- Mount McKenzie
- Coordinates: 34°34′S 139°05′E﻿ / ﻿34.56°S 139.08°E
- Population: 58 (SAL 2021)
- Postcode(s): 5353
- Location: 9 km (6 mi) south of Angaston ; 11 km (7 mi) north of Eden Valley ; 80 km (50 mi) northeast of Adelaide ;
- LGA(s): Barossa Council
- State electorate(s): Schubert
- Federal division(s): Barker
Localities around Mount McKenzie:
| Angaston |  |  |
|  | Mount McKenzie | Keyneton |
| Flaxman Valley |  |  |

= Mount McKenzie, South Australia =

Mount McKenzie is a locality on the eastern side of the Barossa Council area in South Australia. It is traversed by Eden Valley Road, between Angaston and Eden Valley.

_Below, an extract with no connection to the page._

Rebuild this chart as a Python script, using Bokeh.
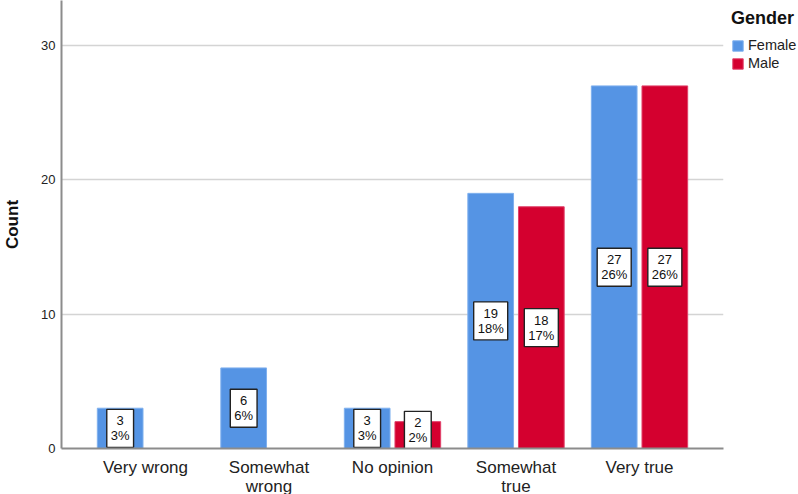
from bokeh.plotting import figure
from bokeh.models import FactorRange, Range1d, ColumnDataSource, Legend, LegendItem, FixedTicker
from bokeh.transform import dodge
from bokeh.core.properties import value
from bokeh.embed import file_html
from bokeh.resources import INLINE

categories = ["Very wrong", "Somewhat\nwrong", "No opinion", "Somewhat\ntrue", "Very true"]
female = [3, 6, 3, 19, 27]
male = [0, 0, 2, 18, 27]
y_ticks = [0, 10, 20, 30]

FONT = "Liberation Sans"
BLUE = "#5594E4"
RED = "#D4002F"

total = sum(female) + sum(male)

p = figure(
    x_range=FactorRange(factors=categories, range_padding=0.18, range_padding_units="absolute"),
    y_range=Range1d(0, 33.36),
    frame_width=662, frame_height=448,
    min_border_left=40, min_border_top=0, min_border_bottom=46, min_border_right=0,
    output_backend="svg", toolbar_location=None,
)
p.outline_line_color = None
p.background_fill_color = "white"
p.border_fill_color = "white"

off = 0.205
w = 0.37

src_f = ColumnDataSource(dict(cat=categories, val=female))
src_m = ColumnDataSource(dict(cat=categories, val=male))
rf = p.vbar(x=dodge("cat", -off, range=p.x_range), top="val", width=w, source=src_f,
            fill_color=BLUE, line_color="#7FB0EE", line_width=1)
rm = p.vbar(x=dodge("cat", off, range=p.x_range), top="val", width=w, source=src_m,
            fill_color=RED, line_color="#E0406A", line_width=1)

def label_source(vals):
    cats, ys, txt = [], [], []
    for c, v in zip(categories, vals):
        if v > 0:
            cats.append(c)
            ys.append(max(v / 2, 1.35))
            txt.append(f"{v}\n{round(100 * v / total)}%")
    return ColumnDataSource(dict(cat=cats, y=ys, t=txt))

for vals, d in ((female, -off), (male, off)):
    p.text(x=dodge("cat", d, range=p.x_range), y="y", text="t", source=label_source(vals),
           text_align="center", text_baseline="middle", text_font=value(FONT),
           text_font_size="13px", text_color="#111111", text_line_height=1.0,
           background_fill_color="white", border_line_color="#222222", border_line_width=1.4,
           padding=4)

p.yaxis.ticker = FixedTicker(ticks=y_ticks)
p.yaxis.axis_label = "Count"
p.yaxis.axis_label_text_font = FONT
p.yaxis.axis_label_text_font_style = "bold"
p.yaxis.axis_label_text_font_size = "17px"
p.yaxis.axis_label_text_color = "#111111"
p.yaxis.axis_label_standoff = 16
p.yaxis.major_label_text_font = FONT
p.yaxis.major_label_text_font_size = "13px"
p.yaxis.major_label_text_color = "#222222"
p.yaxis.major_label_standoff = 0
p.yaxis.major_tick_line_color = None
p.yaxis.minor_tick_line_color = None
p.yaxis.axis_line_color = "#8c8c8c"
p.yaxis.axis_line_width = 2

p.xaxis.major_label_text_font = FONT
p.xaxis.major_label_text_font_size = "17px"
p.xaxis.major_label_text_color = "#222222"
p.xaxis.major_label_text_line_height = 1.0
p.xaxis.major_label_standoff = 3
p.xaxis.major_tick_line_color = None
p.xaxis.axis_line_color = "#8c8c8c"
p.xaxis.axis_line_width = 2

p.xgrid.grid_line_color = None
p.ygrid.grid_line_color = "#d4d4d4"
p.ygrid.grid_line_width = 1.5

legend = Legend(items=[LegendItem(label="Female", renderers=[rf]), LegendItem(label="Male", renderers=[rm])],
                title="Gender", title_text_font=FONT, title_text_font_style="bold",
                title_text_font_size="18px", title_text_color="#111111", title_standoff=8,
                label_text_font=FONT, label_text_font_size="14.5px", label_text_color="#222222",
                glyph_width=13, glyph_height=13, label_standoff=4, label_height=13,
                spacing=2, padding=0, margin=8, border_line_color=None,
                background_fill_alpha=0, location="top_left")
p.add_layout(legend, "right")

open("out.html", "w").write(file_html(p, INLINE))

The current boundaries of the locality were set in May 2003 for the long-established name for the area. The school opened in 1882, but has long since closed. The community hall founded in 1926 is still active. Mount McKenzie Post Office opened as a postal receiving office on 2 January 1914, became a regular post office in June 1915, and closed in 1965.

The Collingrove Hillclimb course is on the eastern side of Mount McKenzie.